21 de julio de 2024
XVI Domingo del Tiempo Ordinario, año A
Mc 6, 30-34
Vimos el domingo pasado (Mc 6,7-13) que la misión de los discípulos del Señor es entrar en contacto con el dolor del mundo.
No se trata solo de esperar a que este dolor llame a la puerta de la Iglesia, sino de ir a buscarlo, de entrar en su casa, de compartir un trozo de camino con los que sufren.
Los discípulos, en efecto, se pusieron en camino, enviados por su Maestro. No tienen medios grandilocuentes, ni han adoptado estrategias particulares. Salen desarmados, y por lo tanto capaces de enfrentarse a la debilidad y al dolor que habitan en la historia de los hombres.
Por lo tanto, para curar esta enfermedad del alma, no hay más que una terapia, y es convertirse en un espacio hospitalario y acogedor, donde los demás hombres puedan dejar su carga, sin miedo.
El pasaje del Evangelio de hoy (Mc 6,30-34) nos dice que el Señor Jesús tiene una atención especial por aquellos que están llamados a esta misión.
A su regreso, de hecho, les ofrece un tiempo de descanso y refrigerio, que parece estar compuesto por dos momentos.
El primer momento (Mc 6,30) es indispensable: los discípulos vuelven al Señor, se reúnen en torno a Él y le cuentan todo lo que han vivido.
Es un momento indispensable porque concierne a la identidad misma de los discípulos y, por tanto, de la Iglesia de todos los tiempos.
La Iglesia, de hecho, no es ante todo un grupo de personas que se preocupan por los demás y les hacen el bien. Es un grupo de personas que se reúnen en torno al Señor, y allí atraen la vida para compartirla con cada hombre.
Si no existiera este continuo retorno a la fuente, se correría el riesgo de volverse autorreferencial, y ya no traer la salvación del Señor, sino de uno mismo.
Esta sería una misión estéril.
Allí, reunidos de nuevo en torno al Señor, los discípulos cuentan y comparten lo que han vivido: también este es un pasaje fundamental de la fe, el que relee la historia vivida a la luz de la Palabra, el que permite al Señor Jesús iluminar los hechos a la luz de la lógica de la Pascua.
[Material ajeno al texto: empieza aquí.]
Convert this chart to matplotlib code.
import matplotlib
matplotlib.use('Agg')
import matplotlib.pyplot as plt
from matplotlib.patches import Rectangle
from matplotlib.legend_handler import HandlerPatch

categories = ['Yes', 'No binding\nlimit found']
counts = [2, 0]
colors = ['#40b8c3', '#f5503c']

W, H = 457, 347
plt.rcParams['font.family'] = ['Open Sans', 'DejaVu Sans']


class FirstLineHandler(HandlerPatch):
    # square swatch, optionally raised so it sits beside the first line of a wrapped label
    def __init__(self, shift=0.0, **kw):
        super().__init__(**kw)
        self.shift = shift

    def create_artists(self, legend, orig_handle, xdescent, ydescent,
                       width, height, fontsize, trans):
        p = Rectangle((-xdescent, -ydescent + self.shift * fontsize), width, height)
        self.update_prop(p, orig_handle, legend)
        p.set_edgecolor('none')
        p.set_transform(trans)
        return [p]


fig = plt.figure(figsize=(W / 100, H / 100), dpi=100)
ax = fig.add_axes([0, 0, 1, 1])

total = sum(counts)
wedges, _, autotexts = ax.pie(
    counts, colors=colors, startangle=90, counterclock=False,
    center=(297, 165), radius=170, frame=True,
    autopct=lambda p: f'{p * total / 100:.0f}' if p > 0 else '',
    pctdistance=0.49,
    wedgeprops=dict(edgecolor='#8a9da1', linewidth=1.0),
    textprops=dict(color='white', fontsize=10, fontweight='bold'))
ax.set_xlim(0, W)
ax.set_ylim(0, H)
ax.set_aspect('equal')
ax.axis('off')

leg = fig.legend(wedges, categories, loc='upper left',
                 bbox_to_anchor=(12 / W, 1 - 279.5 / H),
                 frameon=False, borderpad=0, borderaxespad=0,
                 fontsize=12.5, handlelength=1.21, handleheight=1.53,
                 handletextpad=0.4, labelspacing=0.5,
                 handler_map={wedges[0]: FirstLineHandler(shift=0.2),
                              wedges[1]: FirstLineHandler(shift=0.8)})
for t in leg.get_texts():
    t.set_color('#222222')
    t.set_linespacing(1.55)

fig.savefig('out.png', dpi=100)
Junto a este primer momento, al que Jesús dedica todo el tiempo necesario, hay un segundo, que en cambio parece encontrar algunos obstáculos: Jesús, de hecho, invita a sus discípulos a retirarse y descansar un poco (Mc 6,31), pero en realidad esto no sucede, porque muchas personas, intuyendo sus intenciones, los preceden y los esperan en el lugar donde se dirigían para encontrar algún refrigerio.
¿Qué significa?
Para Jesús, tomarse un tiempo para descansar es algo bueno: es Él mismo quien invita a los discípulos a hacerlo.
Por otro lado, sin embargo, el Evangelio de hoy parece querer decirnos cuál es el reposo que verdaderamente restaura nuestra vida.
Podríamos pensar, de hecho, que el descanso consiste en deshacernos de nuestros propios problemas y los de los demás, como si fuera posible hacer una pausa en la vida y entrar en un paréntesis, en el que dejamos de lado todo lo que nos preocupa.
Para Jesús, el verdadero descanso no es esto. Consiste más bien en redescubrir el sentido de nuestras elecciones, en redescubrir la unidad profunda de nuestra existencia, porque sólo así podemos encontrar verdaderamente el descanso.
Y cuál es este elemento unificador y pacificador, Jesús lo muestra al final del Evangelio de hoy, cuando, al salir de la barca, ve a la multitud que lo busca y se compadece de ellos (Mc 6,34).
Este modo de vivir, que está en la realidad sin escapar a su complejidad, que no evita el dolor de los hermanos, sino que lo asume y se hace cargo de él, es el que da descanso a la vida.
El verdadero descanso está estrechamente ligado a la compasión y al amor, y no a la ausencia de trabajo y esfuerzo.
Vivir la vida tratando de salvarse, al final vacía la existencia, y consigue el efecto contrario al deseado: nos deja tristes y cansados.
Por el contrario, amar a los demás sin límites no es algo que nos quite energía, sino que la multiplica y hace espaciosa la existencia.